I think a preventative practice to this is getting regular feedback. I’ve been extremely fortunate to have friends that help me build and refine mental frameworks. But I’m aware that we’re a specific type of people and few—I’m missing a broader perspective. And so, an obvious solution seems to be to write.

There are a myriad of reasons of why I’m not much of a writer, one reason being that I’m shy.

Though, not DFW-shy: “I think being shy basically means being self-absorbed to the extent that it makes it difficult to be around other people. For instance, if I’m hanging out with you, I can’t even tell whether I like you or not, because I’m too worried about whether you like me. It’s stressful and unpleasant or whatever.”

I wondered if I was misunderstanding him, but he followed up with, “Part of the shyness for me is, it’s very easy for me to play this game of, What do you want? What will the effect of this be on you? You know? It’s this kind of mental chess. Which in personal intercourse? Makes things very difficult. But in writing, when I think a lot of what you’re doing—there are very few innocent sentences in writing.
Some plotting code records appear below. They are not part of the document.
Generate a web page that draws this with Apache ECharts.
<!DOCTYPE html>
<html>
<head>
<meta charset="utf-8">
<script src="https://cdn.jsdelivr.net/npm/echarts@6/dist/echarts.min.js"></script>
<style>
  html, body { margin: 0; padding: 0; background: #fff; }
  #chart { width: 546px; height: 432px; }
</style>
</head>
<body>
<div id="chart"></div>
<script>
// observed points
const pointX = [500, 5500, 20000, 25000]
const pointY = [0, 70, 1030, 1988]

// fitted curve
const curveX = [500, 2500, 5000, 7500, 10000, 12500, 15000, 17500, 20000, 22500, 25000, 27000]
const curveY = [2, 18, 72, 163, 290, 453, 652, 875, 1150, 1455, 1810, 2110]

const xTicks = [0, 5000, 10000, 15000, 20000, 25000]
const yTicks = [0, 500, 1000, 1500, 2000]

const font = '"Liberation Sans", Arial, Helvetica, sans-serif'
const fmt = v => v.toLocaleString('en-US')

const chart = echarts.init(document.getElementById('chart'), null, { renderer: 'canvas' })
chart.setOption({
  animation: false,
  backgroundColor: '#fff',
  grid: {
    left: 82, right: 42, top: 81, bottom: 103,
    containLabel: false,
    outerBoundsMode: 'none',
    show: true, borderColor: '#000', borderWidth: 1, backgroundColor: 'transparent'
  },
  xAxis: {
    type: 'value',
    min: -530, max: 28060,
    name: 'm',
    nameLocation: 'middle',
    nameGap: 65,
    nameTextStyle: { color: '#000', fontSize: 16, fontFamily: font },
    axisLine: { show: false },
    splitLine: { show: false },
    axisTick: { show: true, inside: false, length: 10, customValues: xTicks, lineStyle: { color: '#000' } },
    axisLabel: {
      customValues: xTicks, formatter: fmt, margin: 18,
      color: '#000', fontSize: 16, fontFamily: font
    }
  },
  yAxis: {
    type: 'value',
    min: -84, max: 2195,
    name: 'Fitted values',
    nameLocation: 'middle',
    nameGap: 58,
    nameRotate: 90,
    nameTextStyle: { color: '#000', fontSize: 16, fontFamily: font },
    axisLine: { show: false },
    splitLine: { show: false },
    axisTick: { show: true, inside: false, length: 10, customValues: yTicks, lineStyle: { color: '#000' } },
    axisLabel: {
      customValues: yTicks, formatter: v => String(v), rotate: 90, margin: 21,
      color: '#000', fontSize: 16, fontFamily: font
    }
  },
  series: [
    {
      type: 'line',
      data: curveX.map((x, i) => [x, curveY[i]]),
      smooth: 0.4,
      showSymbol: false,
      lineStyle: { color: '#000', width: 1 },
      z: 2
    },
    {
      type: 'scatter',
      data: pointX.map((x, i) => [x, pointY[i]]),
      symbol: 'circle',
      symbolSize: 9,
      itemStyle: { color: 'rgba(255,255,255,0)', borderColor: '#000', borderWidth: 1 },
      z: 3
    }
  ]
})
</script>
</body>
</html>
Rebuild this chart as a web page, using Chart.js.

You’ve gotta know not just how it looks and sounds to you. But you’ve gotta be able plausibly to project what an alien consciousness will make of it” (24). I definitely don’t do that on a regular basis, so I’m not DFW-shy. In fact my shyness is due to my inability to model others – it’s less worrying about whether they like me, and moreso having minimal perceived feedback, so it’s like writing into a void and not being sure if I’m even understandable.

Another excuse is that writing is hard.

Even texting is hard—I’m baffled and in awe of people who can text throughout the day on a daily basis. Not that long ago, I learned that some people primarily think in language, so to communicate, it’s pretty straightforward to transcribe their thoughts into speech. I seem to think more in ‘pre-language’; communication is more like trying to describe a scenery or cloud of concepts. I often get tripped up in knowing where to start, and in linearizing ideas that don’t have a linear structure. I’m not sure if it’s a legitimate excuse, but I wonder if this contributes to ease-of-communication baselines. The hope is that I’ll develop better transcription heuristics as I write more.

I suppose I’m starting to write now because while these frictions haven’t decreased, the incentives have increased.

As DFW also astutely notes, “somebody who’s writing, has part of their motivation to sort of I think impress themselves and their consciousness on others. There’s an unbelievable arrogance about even trying to write something…” And, well, I am trying to asserting/indulging my sense of aesthetic here. Arrogantly, maybe tautologically, I do like my aesthetic. But part of my taste is in the integrity of the ideas, and I’ve been feeling the limitations of my current approach for a while now. The ideas in my head don’t feel sufficiently processed and compressed, and all advice seems to point to writing.

While I anticipate these writing exercises to mainly benefit myself, there’s some small hope that it could be a source of solidarity. I’ve recently finished a book called “Discovering: Inventing and Solving Problems at the Frontiers of Scientific Knowledge” (Root-Bernstein), and on the last page, it said, “If what we’ve said and done here gives such a person the courage to do science on his own and in his own way–you know I mean her, too–then we have succeeded in producing something important” (428). Unlike other independently-thinking people I know, I’m often much more uncertain and unconfident.

Another reason I picked up the book “Although of course you end up becoming yourself” was because I like the title. It reads like a reassurance—you’ll find your way, eventually.